Recently, developers deeply invested in this field approached us at Zilliz, seeking to understand the substantial disparities between Qdrant's benchmark results and our findings in VectorDB Bench. In particular, they needed clarification on Milvus' pool performance in the Qdrant benchmark results. In response to these inquiries, our engineering team at Zilliz initiated a comprehensive investigation to uncover the root causes of these disparities.
This blog post provides an in-depth technical analysis of the benchmark differences, with specific attention to the performance discrepancy of Milvus. Without further delay, let's delve into the details of this investigation.
Reason #1: outdated Milvus version
The disparities in the benchmark results primarily stem from the different Milvus versions used in testing. The Qdrant benchmark report, based on Milvus v2.1 and published on August 10, 2022, doesn’t fully capture the significant advancements made in later versions. The raw data from this report is available here. Since then, Milvus has undergone considerable enhancements.
In Milvus v2.2.1, we upgraded the vector engine (also known as Knowhere) and revised the parallelism strategy. Subsequent updates in v2.2.3 brought further improvements in search performance. Our white paper highlights these advancements, demonstrating that Milvus 2.2.3 is four times faster than Milvus 2.0 in query performance (latency and throughput) and scalability (billion-scale collections and multiple replicas).
Following this, v2.2.9 improved filtered search performance. In v2.2.12, we introduced better search efficiency with minimal overhead for large top-K values, enhanced write performance in partition-key-enabled or multi-partition scenarios, and optimized CPU usage for larger machines. Additionally, v2.3.2 marked a significant performance enhancement with minimized data copying during loading and better bulk insertions.
These continuous enhancements have substantially transformed Milvus' capabilities. As a result, benchmarks based on Milvus 2.1 no longer accurately reflect the technology's current performance. To better understand the latest capabilities of Milvus, developers are encouraged to refer to the VectorDB Bench, which employs Milvus 2.3 for testing.

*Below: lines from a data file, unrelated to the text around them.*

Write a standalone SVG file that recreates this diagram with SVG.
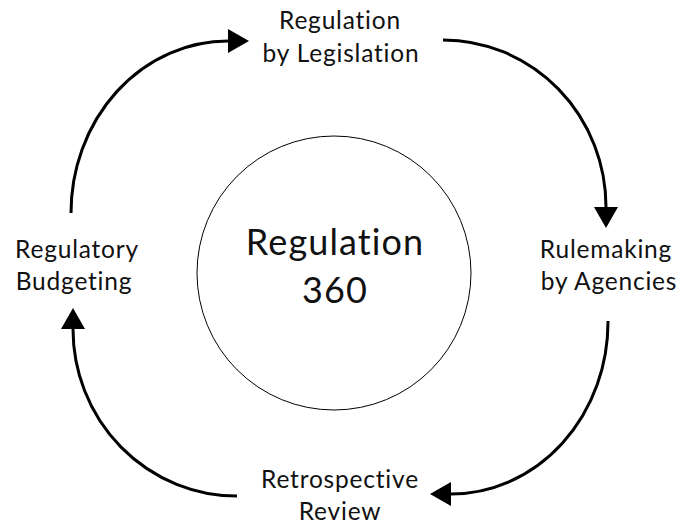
<svg xmlns="http://www.w3.org/2000/svg" width="680" height="527" viewBox="0 0 680 527">
  <style>
    .lbl { font-family: Lato, "Liberation Sans", sans-serif; font-size: 24.5px; font-weight: 400; letter-spacing: 0.8px; font-variant-ligatures: none; fill: #111; text-anchor: middle; }
    .ctr { font-family: Lato, "Liberation Sans", sans-serif; font-size: 36px; font-weight: 400; letter-spacing: 1.1px; font-variant-ligatures: none; fill: #111; text-anchor: middle; }
    .arc { fill: none; stroke: #000; stroke-width: 3; }
  </style>
  <defs>
    <marker id="ah" markerUnits="userSpaceOnUse" markerWidth="22" markerHeight="24" refX="0" refY="12" orient="auto" overflow="visible">
      <path d="M0,0 L21,12 L0,24 Z" fill="#000"/>
    </marker>
  </defs>
  <rect width="680" height="527" fill="#fff"/>
  <g id="center">
    <circle cx="334" cy="273" r="137" fill="none" stroke="#000" stroke-width="1"/>
    <text class="ctr" x="335" y="255">Regulation</text>
    <text class="ctr" x="335" y="303">360</text>
  </g>
  <g id="legislation">
    <text class="lbl" x="340" y="29">Regulation</text>
    <text class="lbl" x="341" y="62">by Legislation</text>
  </g>
  <g id="rulemaking">
    <text class="lbl" x="606" y="258">Rulemaking</text>
    <text class="lbl" x="609" y="290">by Agencies</text>
  </g>
  <g id="retrospective">
    <text class="lbl" x="340" y="488">Retrospective</text>
    <text class="lbl" x="340" y="520">Review</text>
  </g>
  <g id="budgeting">
    <text class="lbl" x="77" y="258">Regulatory</text>
    <text class="lbl" x="74" y="290">Budgeting</text>
  </g>
  <g id="connectors">
    <path class="arc" d="M71,213 A157,172 0 0 1 228,41" marker-end="url(#ah)"/>
    <path class="arc" d="M443,40 A163,167 0 0 1 606,207" marker-end="url(#ah)"/>
    <path class="arc" d="M608,321 A157,172 0 0 1 451,494" marker-end="url(#ah)"/>
    <path class="arc" d="M237,496 A164,167 0 0 1 73,329" marker-end="url(#ah)"/>
  </g>
</svg>
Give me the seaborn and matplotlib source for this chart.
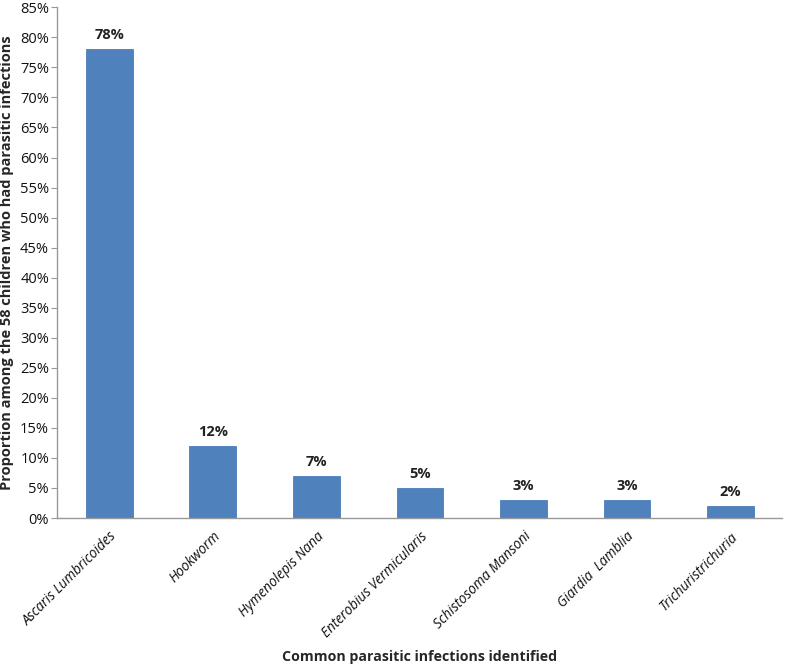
import matplotlib
matplotlib.use("Agg")
import matplotlib.pyplot as plt
import seaborn as sns
import pandas as pd
from matplotlib.ticker import FuncFormatter, MultipleLocator

# ── data ─────────────────────────────────────────────────────────────────────
PARASITES = [
    "Ascaris Lumbricoides",
    "Hookworm",
    "Hymenolepis Nana",
    "Enterobius Vermicularis",
    "Schistosoma Mansoni",
    "Giardia  Lamblia",
    "Trichuristrichuria",
]
PROPORTION = [78, 12, 7, 5, 3, 3, 2]

df = pd.DataFrame({"parasite": PARASITES, "pct": PROPORTION})

sns.set_theme(style="white")
plt.rcParams["font.family"] = ["Open Sans", "DejaVu Sans"]

fig = plt.figure(figsize=(7.87, 6.65), dpi=100)
ax = fig.add_axes([0.073, 0.221, 0.921, 0.768])

sns.barplot(data=df, x="parasite", y="pct", color="#4F81BD", width=0.45,
            saturation=1, ax=ax, edgecolor="#4A7EBB", linewidth=0.6)

for i, v in enumerate(PROPORTION):
    ax.text(i, v + 1.2, f"{v}%", ha="center", va="bottom", fontsize=10.5,
            fontweight="bold", color="#222222")

ax.set_ylim(0, 85)
ax.set_xlim(-0.5, len(PARASITES) - 0.5)
ax.yaxis.set_major_locator(MultipleLocator(5))
ax.yaxis.set_major_formatter(FuncFormatter(lambda v, p: f"{int(round(v))}%"))
ax.tick_params(axis="y", labelsize=10.5, length=4, width=0.8, color="#999999",
               direction="out", left=True, pad=2, labelcolor="#111111")
ax.tick_params(axis="x", length=0, pad=8, labelcolor="#111111")
for lbl in ax.get_xticklabels():
    lbl.set_rotation(45)
    lbl.set_ha("right")
    lbl.set_rotation_mode("anchor")
    lbl.set_fontstyle("italic")
    lbl.set_fontsize(9.8)

for s in ["top", "right"]:
    ax.spines[s].set_visible(False)
for s in ["left", "bottom"]:
    ax.spines[s].set_color("#999999")
    ax.spines[s].set_linewidth(1)

ax.set_xlabel("Common parasitic infections identified", fontsize=10.2,
              fontweight="bold", va="center")
ax.xaxis.set_label_coords(0.5, -0.272)
ax.set_ylabel("Proportion among the 58 children who had parasitic infections",
              fontsize=10.5, fontweight="bold", labelpad=4)

fig.savefig("out.png", dpi=100)
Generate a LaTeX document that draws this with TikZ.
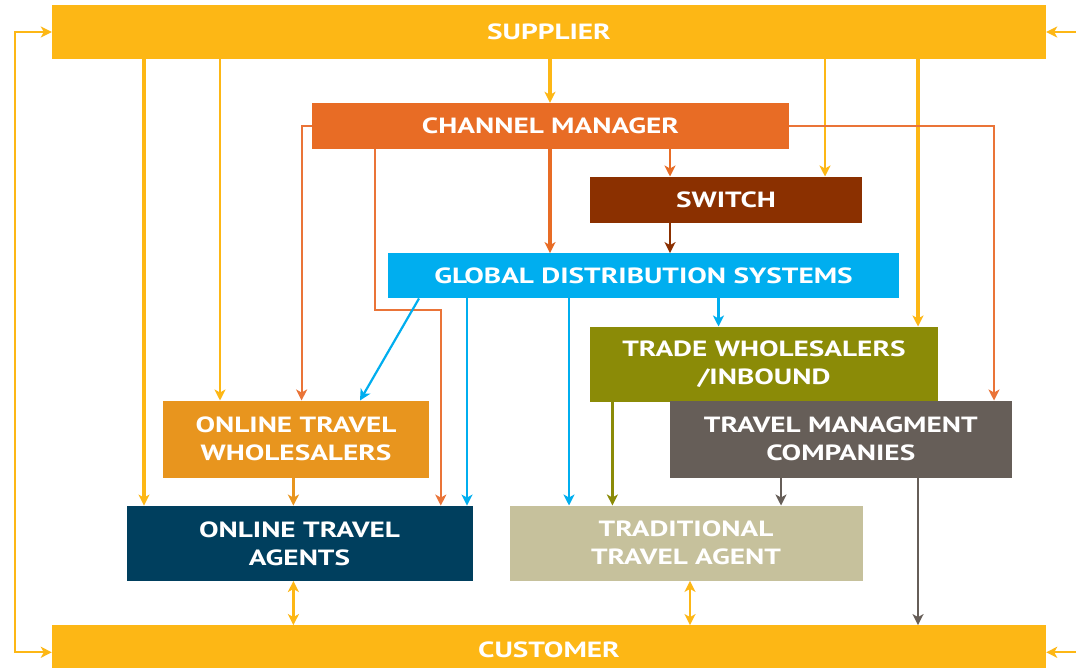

Reason #2: improper use of Milvus
Qdrant's benchmark on Milvus performance partly results from how it only used Growing Segments. As the name suggests, Milvus optimizes with two segment types: Growing and Sealed Segments. Growing Segments are still receiving data until it reaches a predefined threshold. These segments prioritize fast data input and utilize a brute-force search strategy, which leads to slower query performance.
On the other hand, Sealed Segments no longer receive data and, therefore, have an index, resulting in significant performance gains. Milvus automatically seals Growing Segments when it reaches a predefined threshold, thus allowing this data also to see the performance gains when used with an index.
The Qdrant benchmark only focused on using Growing Segments, which naturally led to the reported slower performance. Concentrating only on Growing Segments differs from how Milvus is used in real-world applications and defeats the purpose of the segment strategy contained in Milvus.
In addition, to help users balance data freshness and search efficiency, Milvus v2.3 introduced support for the IVF-FLAT index for growing indexes. Additionally, Milvus v2.3.4 introduced the Binlog index for Growing Segments. This update enables the use of advanced indices such as IVF or Fast Scan in these segments, potentially enhancing search performance by up to tenfold. As a result, this feature improvement has made the previous Qdrant benchmark results even less relevant.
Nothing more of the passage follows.